━━━ Provided material

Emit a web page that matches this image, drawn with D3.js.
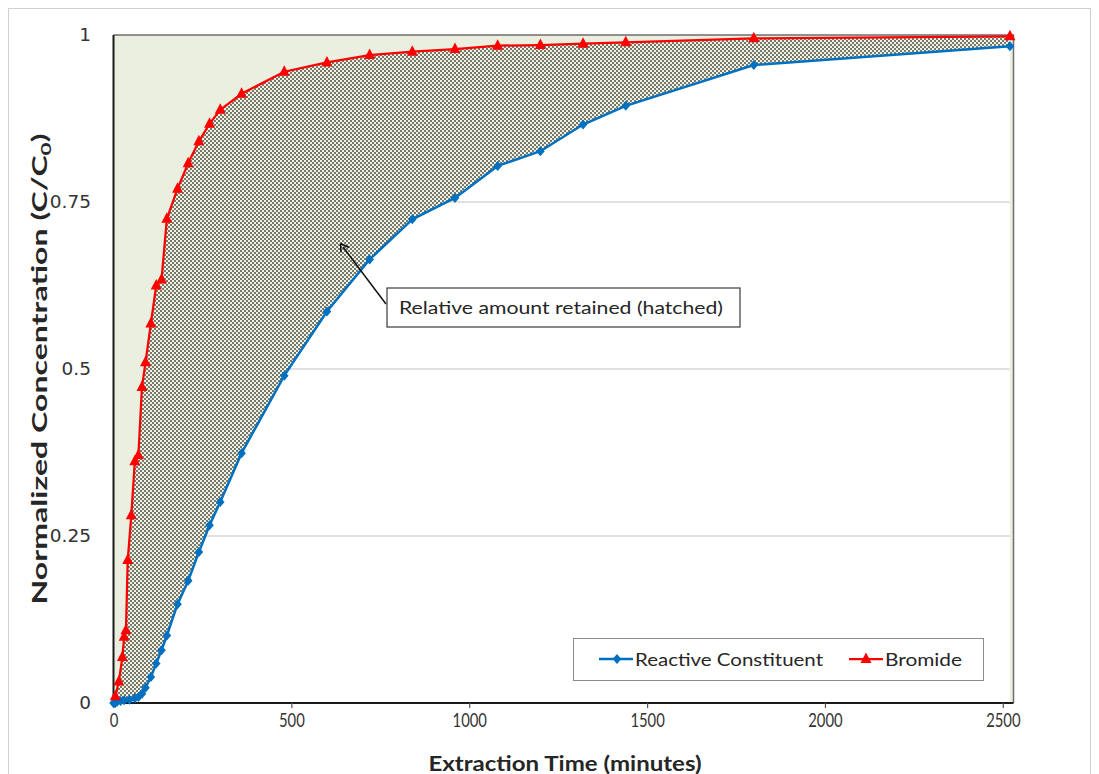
<!DOCTYPE html>
<html>
<head>
<meta charset="utf-8">
<script src="https://cdn.jsdelivr.net/npm/d3@7"></script>
<style>
  html, body { margin: 0; padding: 0; background: #ffffff; }
  svg { display: block; }
</style>
</head>
<body>
<svg id="chart" width="1099" height="774"></svg>
<script>
// ---- data ----
const bromideTime = [5, 15, 25, 30, 35, 40, 50, 60, 70, 80, 90, 105, 120, 135, 150, 180, 210, 240, 270, 300, 360, 480, 600, 720, 840, 960, 1080, 1200, 1320, 1440, 1800, 2520];
const bromideConc = [0.01, 0.032, 0.069, 0.099, 0.109, 0.214, 0.281, 0.362, 0.371, 0.473, 0.51, 0.568, 0.625, 0.634, 0.725, 0.77, 0.808, 0.841, 0.867, 0.888, 0.912, 0.945, 0.959, 0.970, 0.975, 0.979, 0.984, 0.985, 0.987, 0.989, 0.995, 0.998];
const reactiveTime = [0, 5, 10, 20, 30, 45, 60, 70, 80, 90, 105, 120, 135, 150, 180, 210, 240, 270, 300, 360, 480, 600, 720, 840, 960, 1080, 1200, 1320, 1440, 1800, 2520];
const reactiveConc = [0.0, 0.0, 0.002, 0.003, 0.004, 0.005, 0.007, 0.009, 0.014, 0.023, 0.039, 0.059, 0.079, 0.101, 0.148, 0.183, 0.226, 0.266, 0.301, 0.374, 0.49, 0.586, 0.664, 0.724, 0.756, 0.804, 0.826, 0.866, 0.894, 0.955, 0.983];
const xTicks = [0, 500, 1000, 1500, 2000, 2500];
const yTicks = [0, 0.25, 0.5, 0.75, 1];
const yTickLabels = ["0", "0.25", "0.5", "0.75", "1"];
const seriesNames = ["Reactive Constituent", "Bromide"];
const annotationText = "Relative amount retained (hatched)";

const bromide = bromideTime.map((t, i) => ({t, v: bromideConc[i]}));
const reactive = reactiveTime.map((t, i) => ({t, v: reactiveConc[i]}));

const svg = d3.select("#chart");
const L = 113.5, R = 1013.5, T = 35, B = 703;
const x = d3.scaleLinear().domain([0, 2530]).range([L, R]);
const y = d3.scaleLinear().domain([0, 1]).range([B, T]);

// outer chart border
svg.append("rect").attr("x", 8.5).attr("y", 8.5).attr("width", 1082).attr("height", 800)
  .attr("fill", "none").attr("stroke", "#d0d0d0").attr("stroke-width", 1);

const defs = svg.append("defs");
const pat = defs.append("pattern").attr("id", "hatch").attr("patternUnits", "userSpaceOnUse")
  .attr("width", 4).attr("height", 4);
pat.append("rect").attr("width", 4).attr("height", 4).attr("fill", "#75786b");
pat.append("rect").attr("x", 0).attr("y", 0).attr("width", 2).attr("height", 2).attr("fill", "#f0f2e4");
pat.append("rect").attr("x", 2).attr("y", 2).attr("width", 2).attr("height", 2).attr("fill", "#f0f2e4");

const areaBelow = d3.area().x(d => x(d.t)).y0(y(0)).y1(d => y(d.v));
defs.append("clipPath").attr("id", "whiteClip").append("path").attr("d", areaBelow(reactive));

// plot background (above bromide curve)
svg.append("rect").attr("x", L).attr("y", T).attr("width", R - L).attr("height", B - T).attr("fill", "#ebefdf");
// hatched area under bromide
svg.append("path").attr("d", areaBelow(bromide)).attr("fill", "url(#hatch)");
// white area under reactive
svg.append("path").attr("d", areaBelow(reactive)).attr("fill", "#ffffff");

// gridlines (visible in white region)
svg.append("g").attr("clip-path", "url(#whiteClip)")
  .selectAll("line").data(yTicks.filter(v => v > 0 && v < 1)).join("line")
  .attr("x1", L).attr("x2", R).attr("y1", d => y(d)).attr("y2", d => y(d))
  .attr("stroke", "#d9d9d9").attr("stroke-width", 1.5);

// plot border top/right
svg.append("path").attr("d", `M${L},${T}H${R}V${B}`).attr("fill", "none").attr("stroke", "#6e6e6e").attr("stroke-width", 1.5);

// axes
const xAxis = d3.axisBottom(x).tickValues(xTicks).tickSize(5).tickFormat(d3.format("d"));
const gx = svg.append("g").attr("transform", `translate(0,${B})`).call(xAxis);
gx.select(".domain").attr("d", `M${L},0H${R}`).attr("stroke", "#1a1a1a").attr("stroke-width", 2);
gx.selectAll(".tick line").attr("stroke", "#555").attr("stroke-width", 1.2);
gx.selectAll(".tick text").attr("font-family", "Lato, 'Open Sans', sans-serif").attr("font-size", 20)
  .attr("fill", "#333").attr("dy", "0").attr("y", 24)
  .attr("textLength", function() { return this.textContent.length * 8.6; })
  .attr("lengthAdjust", "spacingAndGlyphs");

const yAxis = d3.axisLeft(y).tickValues(yTicks).tickSize(0).tickPadding(22.5).tickFormat((d, i) => yTickLabels[i]);
const gy = svg.append("g").attr("transform", `translate(${L},0)`).call(yAxis);
gy.select(".domain").attr("d", `M0,${T}V${B}`).attr("stroke", "#1a1a1a").attr("stroke-width", 2);
gy.selectAll(".tick text").attr("font-family", "'DejaVu Sans', sans-serif").attr("font-size", 18.5).attr("fill", "#333");

// lines
const line = d3.line().x(d => x(d.t)).y(d => y(d.v));
const blue = "#0070c0", red = "#ff0000";
const diamond = "M0,-5L4.3,0L0,5L-4.3,0Z";
const tri = "M0,-6.5L5.5,4L-5.5,4Z";
svg.append("path").attr("d", line(reactive)).attr("fill", "none").attr("stroke", blue).attr("stroke-width", 2.5);
svg.append("g").selectAll("path").data(reactive).join("path")
  .attr("transform", d => `translate(${x(d.t)},${y(d.v)})`)
  .attr("d", diamond).attr("fill", blue);
svg.append("path").attr("d", line(bromide)).attr("fill", "none").attr("stroke", red).attr("stroke-width", 2.25);
svg.append("g").selectAll("path").data(bromide).join("path")
  .attr("transform", d => `translate(${x(d.t)},${y(d.v)})`)
  .attr("d", tri).attr("fill", red);

// axis titles
svg.append("text").attr("x", 565).attr("y", 771).attr("text-anchor", "middle")
  .attr("font-family", "Lato, 'Open Sans', sans-serif").attr("font-weight", "bold").attr("font-size", 21)
  .attr("fill", "#262626").attr("textLength", 273).attr("lengthAdjust", "spacingAndGlyphs")
  .text("Extraction Time (minutes)");
const yt = svg.append("text").attr("transform", "translate(47,369) rotate(-90)").attr("text-anchor", "middle")
  .attr("font-family", "Lato, 'Open Sans', sans-serif").attr("font-weight", "bold").attr("font-size", 20)
  .attr("fill", "#262626").attr("textLength", 471).attr("lengthAdjust", "spacingAndGlyphs");
yt.append("tspan").text("Normalized Concentration (C/C");
yt.append("tspan").attr("font-size", 14).attr("dy", 4).text("0");
yt.append("tspan").attr("dy", -4).text(")");

// annotation
svg.append("line").attr("x1", 386).attr("y1", 304).attr("x2", 343).attr("y2", 247)
  .attr("stroke", "#111").attr("stroke-width", 1.5);
svg.append("path").attr("d", "M340.5,243.5L349,247.5M340.5,243.5L341,252.5").attr("stroke", "#111").attr("stroke-width", 1.5).attr("fill", "none");
svg.append("rect").attr("x", 387).attr("y", 288).attr("width", 353).attr("height", 39)
  .attr("fill", "#fff").attr("stroke", "#3a3a3a").attr("stroke-width", 1.2);
svg.append("text").attr("x", 399).attr("y", 314).attr("font-family", "Lato, 'Open Sans', sans-serif")
  .attr("font-size", 18).attr("fill", "#262626").attr("textLength", 324).attr("lengthAdjust", "spacingAndGlyphs")
  .text(annotationText);

// legend
const lg = svg.append("g");
lg.append("rect").attr("x", 573.5).attr("y", 638.5).attr("width", 410).attr("height", 42)
  .attr("fill", "#fff").attr("stroke", "#8c8c8c").attr("stroke-width", 1);
lg.append("line").attr("x1", 599).attr("x2", 633).attr("y1", 659).attr("y2", 659).attr("stroke", blue).attr("stroke-width", 2.5);
lg.append("path").attr("transform", "translate(617,659)").attr("d", diamond).attr("fill", blue);
lg.append("text").attr("x", 635).attr("y", 665.5).attr("font-family", "Lato, 'Open Sans', sans-serif")
  .attr("font-size", 18).attr("fill", "#262626").attr("textLength", 188).attr("lengthAdjust", "spacingAndGlyphs")
  .text(seriesNames[0]);
lg.append("line").attr("x1", 849).attr("x2", 883).attr("y1", 659).attr("y2", 659).attr("stroke", red).attr("stroke-width", 2.25);
lg.append("path").attr("transform", "translate(866,659)").attr("d", tri).attr("fill", red);
lg.append("text").attr("x", 885).attr("y", 665.5).attr("font-family", "Lato, 'Open Sans', sans-serif")
  .attr("font-size", 18).attr("fill", "#262626").attr("textLength", 77).attr("lengthAdjust", "spacingAndGlyphs")
  .text(seriesNames[1]);
</script>
</body>
</html>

━━━━━━

- Exercise instructions: Return each line where "this" shows up.

- Response:
Emit a web page that matches this image, drawn with D3.js.
  .attr("textLength", function() { return this.textContent.length * 8.6; })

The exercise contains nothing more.